The parental contribution need not be equal to be fair. But parents should consider carefully whether the amount spent to fulfill the first kid’s fit needs and wants will prevent them from fulfilling the second (third, etc.) kid’s fit needs and wants. This may require estimating the second kid’s potential college costs when evaluating how much can be spent on the first kid – which can involve a lot of guesswork.

Remember, in the OP’s case, sending the first kid to the expensive school will require parent loans, which implies that nothing will be left for the next kid, so if the next kid wants something other than a school that gives a full ride, the next kid will be much more constrained.
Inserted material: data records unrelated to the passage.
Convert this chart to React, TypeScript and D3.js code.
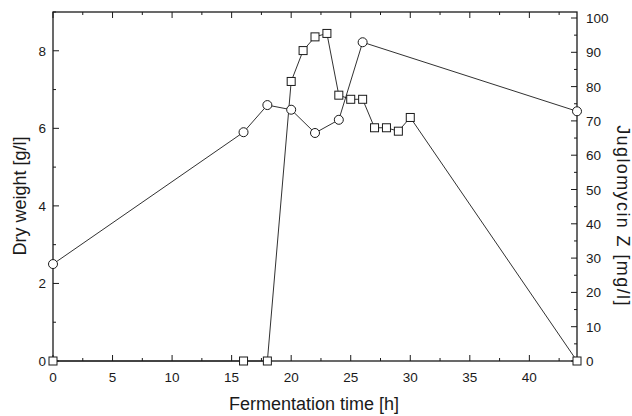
import React, { useRef, useEffect } from "react";
import * as d3 from "d3";

// Dry weight [g/l] (circles, left axis)
const dryTime = [0, 16, 18, 20, 22, 24, 26, 44];
const dryWeight = [2.5, 5.9, 6.6, 6.48, 5.88, 6.22, 8.22, 6.44];

// Juglomycin Z [mg/l] (squares, right axis)
const jugTime = [0, 16, 18, 20, 21, 22, 23, 24, 25, 26, 27, 28, 29, 30, 44];
const jugValue = [0, 0, 0, 81.5, 90.5, 94.5, 95.5, 77.5, 76.3, 76.3, 68, 68, 67, 71, 0];

const xTicks = [0, 5, 10, 15, 20, 25, 30, 35, 40];
const leftTicks = [0, 2, 4, 6, 8];
const rightTicks = [0, 10, 20, 30, 40, 50, 60, 70, 80, 90, 100];

const App = () => {
  const svgRef = useRef<SVGSVGElement>(null);

  useEffect(() => {
    const width = 632;
    const height = 416;
    const left = 53;
    const right = 577;
    const top = 12;
    const bottom = 361;
    const ink = "#1a1a1a";
    const font = "Liberation Sans, Arial, sans-serif";

    const svg = d3.select(svgRef.current).attr("width", width).attr("height", height);
    svg.selectAll("*").remove();

    const x = d3.scaleLinear().domain([0, 44]).range([left, right]);
    const yL = d3.scaleLinear().domain([0, 9]).range([bottom, top]);
    const yR = d3.scaleLinear().domain([0, 100]).range([bottom, bottom - 343]);

    // frame
    svg
      .append("rect")
      .attr("x", left)
      .attr("y", top)
      .attr("width", right - left)
      .attr("height", bottom - top)
      .attr("fill", "none")
      .attr("stroke", ink)
      .attr("stroke-width", 1.3);

    const minorX = d3.range(0, 44.1, 2.5);
    const tickG = svg.append("g").attr("stroke", ink).attr("stroke-width", 1);

    // bottom & top ticks (inward)
    minorX.forEach((t) => {
      const len = t % 5 === 0 ? 6 : 3;
      tickG.append("line").attr("x1", x(t)).attr("x2", x(t)).attr("y1", bottom).attr("y2", bottom - len);
      tickG.append("line").attr("x1", x(t)).attr("x2", x(t)).attr("y1", top).attr("y2", top + len);
    });

    // left ticks
    d3.range(0, 9.1, 1).forEach((v) => {
      const len = v % 2 === 0 ? 6 : 3;
      tickG.append("line").attr("x1", left).attr("x2", left + len).attr("y1", yL(v)).attr("y2", yL(v));
    });

    // right ticks
    d3.range(0, 100.1, 5).forEach((v) => {
      const len = v % 10 === 0 ? 6 : 3;
      tickG.append("line").attr("x1", right).attr("x2", right - len).attr("y1", yR(v)).attr("y2", yR(v));
    });

    const labels = svg.append("g").attr("font-family", font).attr("font-size", 13.5).attr("fill", ink);

    labels
      .selectAll(".xl")
      .data(xTicks)
      .join("text")
      .attr("x", (d) => x(d))
      .attr("y", bottom + 21)
      .attr("text-anchor", "middle")
      .text((d) => d);

    labels
      .selectAll(".yl")
      .data(leftTicks)
      .join("text")
      .attr("x", left - 7)
      .attr("y", (d) => yL(d) + 5)
      .attr("text-anchor", "end")
      .text((d) => d);

    labels
      .selectAll(".yr")
      .data(rightTicks)
      .join("text")
      .attr("x", right + 9)
      .attr("y", (d) => yR(d) + 5)
      .attr("text-anchor", "start")
      .text((d) => d);

    // axis titles
    svg
      .append("text")
      .attr("x", 314)
      .attr("y", 410)
      .attr("text-anchor", "middle")
      .attr("font-family", font)
      .attr("font-size", 18)
      .attr("fill", ink)
      .text("Fermentation time [h]");

    svg
      .append("text")
      .attr("transform", `translate(26,196) rotate(-90)`)
      .attr("text-anchor", "middle")
      .attr("font-family", font)
      .attr("font-size", 18)
      .attr("fill", ink)
      .text("Dry weight [g/l]");

    svg
      .append("text")
      .attr("transform", `translate(617,216) rotate(90)`)
      .attr("text-anchor", "middle")
      .attr("font-family", font)
      .attr("font-size", 18)
      .attr("letter-spacing", 1.4)
      .attr("fill", ink)
      .text("Juglomycin Z [mg/l]");

    // lines
    const dryData = dryTime.map((t, i) => ({ t, v: dryWeight[i] }));
    const jugData = jugTime.map((t, i) => ({ t, v: jugValue[i] }));

    const lineL = d3
      .line<{ t: number; v: number }>()
      .x((d) => x(d.t))
      .y((d) => yL(d.v));
    const lineR = d3
      .line<{ t: number; v: number }>()
      .x((d) => x(d.t))
      .y((d) => yR(d.v));

    svg
      .append("path")
      .attr("d", lineL(dryData))
      .attr("fill", "none")
      .attr("stroke", ink)
      .attr("stroke-width", 0.9);

    svg
      .append("path")
      .attr("d", lineR(jugData))
      .attr("fill", "none")
      .attr("stroke", ink)
      .attr("stroke-width", 0.9);

    // markers
    svg
      .selectAll(".sq")
      .data(jugData)
      .join("rect")
      .attr("x", (d) => x(d.t) - 4)
      .attr("y", (d) => yR(d.v) - 4)
      .attr("width", 8)
      .attr("height", 8)
      .attr("fill", "white")
      .attr("stroke", ink)
      .attr("stroke-width", 1);

    svg
      .selectAll(".ci")
      .data(dryData)
      .join("circle")
      .attr("cx", (d) => x(d.t))
      .attr("cy", (d) => yL(d.v))
      .attr("r", 4.5)
      .attr("fill", "white")
      .attr("stroke", ink)
      .attr("stroke-width", 1);
  }, []);

  return (
    <div style={{ position: "absolute", left: 0, top: 0 }}>
      <svg ref={svgRef} style={{ display: "block" }}></svg>
    </div>
  );
};

export default App;
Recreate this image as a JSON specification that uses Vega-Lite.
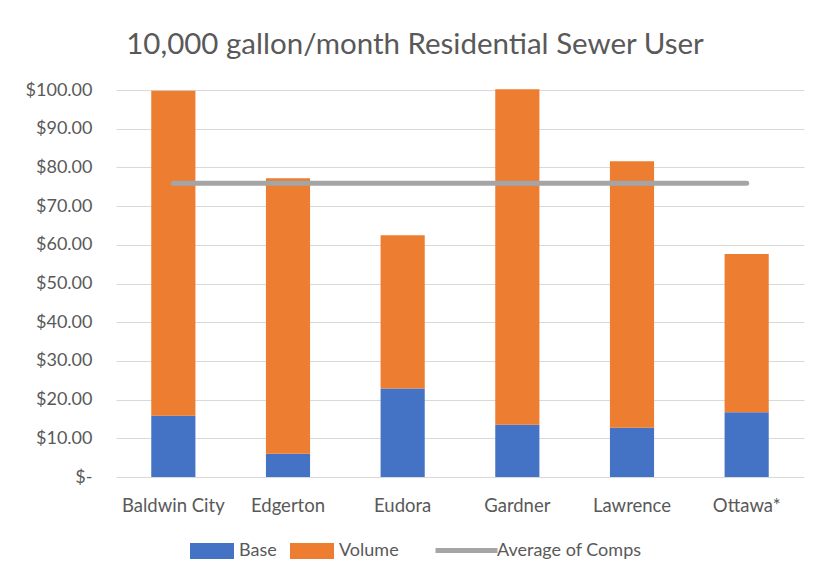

Again, that’s pretty much what happened, except that there wasn’t even money left for the state schools. There was no money to being with, this was in the 1970s, before guaranteed loans. They never should have taken out the private loan, but they didn’t know any better and after one year were so in debt that they couldn’t afford anything for the rest of us. My first semester was at the state university in my home town (my parents moved, so I did live in a dorm), at the same university I’d gone to for 5th and 6th grade at the lab school. It was fine. I later went to a school about 30 miles from their new home, but lived in cheap apts. It was fine. It was what I needed. It wasn’t Berkeley, which is what I wanted, but it was fine.

I don’t think the OP should take out loans for ANY of the kids when there are other good options. I don’t think OP should do it if this was an only child, because I don’t really believe in Plus loans. I do think kids are different and the decision isn’t just about what is fair, that one child got to go to Harvard so another should get money to go to a similarly priced school. No. If Child One got into Harvard that might be the best school for that child. If the next child isn’t as good a student, wants to be a nurse or a teacher so would be better served going to an instate school, that second child shouldn’t get to demand an equal amount just because an older sibling got to go to Harvard. The second or third child shouldn’t be limited to what an older child got if the family can afford more. Each child should get what he/she needs and is within the budget.